This post is a part of a series. Here’s the first one of the series.
The majority of people who responded to my thought experiment said they would try to forget about the news and just spend their day as they were planning to do anyway. Slightly fewer people saw themselves newly absolved of responsibility for their actions and therefore went for ice cream and telly. There were also a few who were going to spend the day proving that we do have free will, regardless of the panel’s findings, some of them brought issues of ethics or religion into it. One or two just remarked that they would do whatever they were pre-determined to do and one or two others said that of course we have no free will and everything is predetermined.
Of course there is more than one problem surrounding determinism and free will. It’s worth untangling them a bit.
First of all there is a relatively straightforward problem: In the pursuit of our daily lives we appear to exercise our will freely. From minor decisions as to what kind of breakfast cereal to buy, to major life choices such as whom we should marry or whether we should change jobs, careers even, or move to a different country, our life seems somehow to be up to us. Or at least we seem to have a say in the direction it takes. And we would like to think that even with major moral dilemmas, such as – during times of war – whether to join the resistance and fight the forces of oppression, or stay at home to look after a sickly relative, we would be free to make that decision. In such cases, I suspect, many of us would prefer the ability to make our choices freely to the alternative of not choosing at all. That would remain the case even if it ultimately means having an ability to make choices that will turn out to have been bad choices, tragic choices or fatal choices.

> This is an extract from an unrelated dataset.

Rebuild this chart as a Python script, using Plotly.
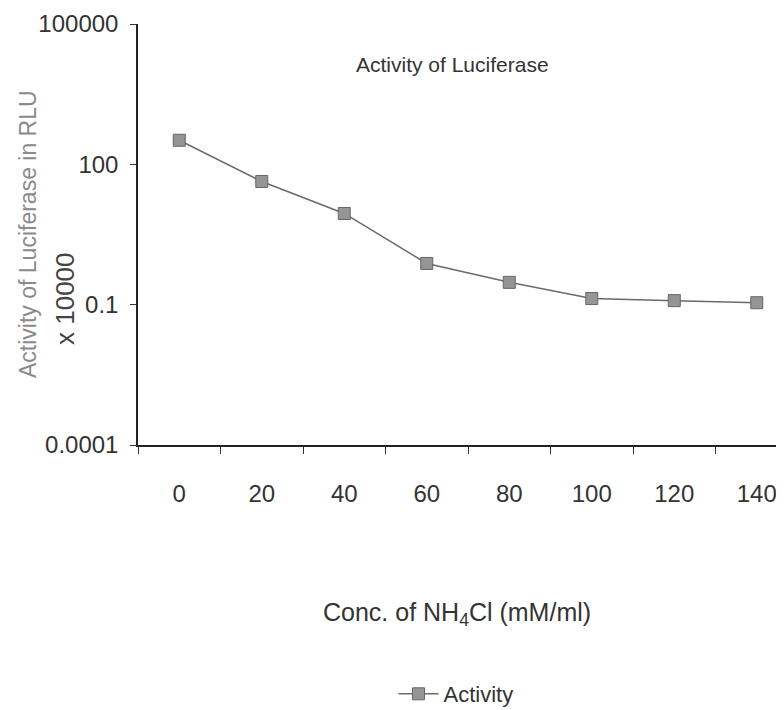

On the other hand, we understand the universe we inhabit to be a physical universe in which things follow the laws of physics and other sciences. Bodies move according to laws of physics that we can work out through observation and the other methods of science. In that physical universe every cause has an effect and every effect its cause. Certain things follow each other as night follows day. Even where a divine spirit is assumed to be a part of this picture, this spirit is the provider and enforcer of these laws that govern bodies. And human creatures are undeniably physical beings who – as bodies – are subject to the same laws. What’s more, with the progress of neuroscience, the more we can look into the activities of tiny particles in our brains and the mental processes triggered by these activities, the more scientists conclude that the lives of our minds are as governed by these laws of science as our bodies.
Secondly, there appears to be a kind of psychological problem: In the thought experiment, we have come across an overwhelming reason to believe that we have no free will. And yet, it is not just my perverse construction of the experiment that leads us ask ourselves the question “so what do we do now?” Acquiring the knowledge that we are predetermined creatures doesn’t seem to change our sense of agency. And for the small number of people who answered the thought experiment by saying “I’d do whatever I’m predetermined to do,” the challenge would be to describe how the experience of doing so is qualitatively different from the experience of living life exercising free will. A life where we just surrender to determinism, switching off whatever faculty we think we’re exercising when making choices or decisions for ourselves, doesn’t seem feasible.
Thirdly, there is the question of responsibility for our actions. Some people found the certain knowledge that their actions are a result of determinism, rather than an exercise of their free will, liberating. They chose to sit in front of the telly and eat ice cream. Watching TV and eating ice cream are of course just representative examples for how we might chose to live our lives if we were freed from the responsibility for our actions that we normally place upon ourselves or see ourselves under. There are unlimited other things people might choose to do if they saw responsibility for their actions lifted from them. Again, isn’t it an odd and paradoxical psychological effect that the sudden knowledge that their actions are pre-determined suddenly seems to free people up to do what they always wanted to do?
But aside from the psychological effect, there’s the ethical point that a lot of people see the seeming absence of responsibility for our actions, moral responsibility in particular, as so repugnant, that they would take that as a starting point to argue against determinism. It may also be possible to rescue moral responsibility through into a deterministic picture of life and the universe.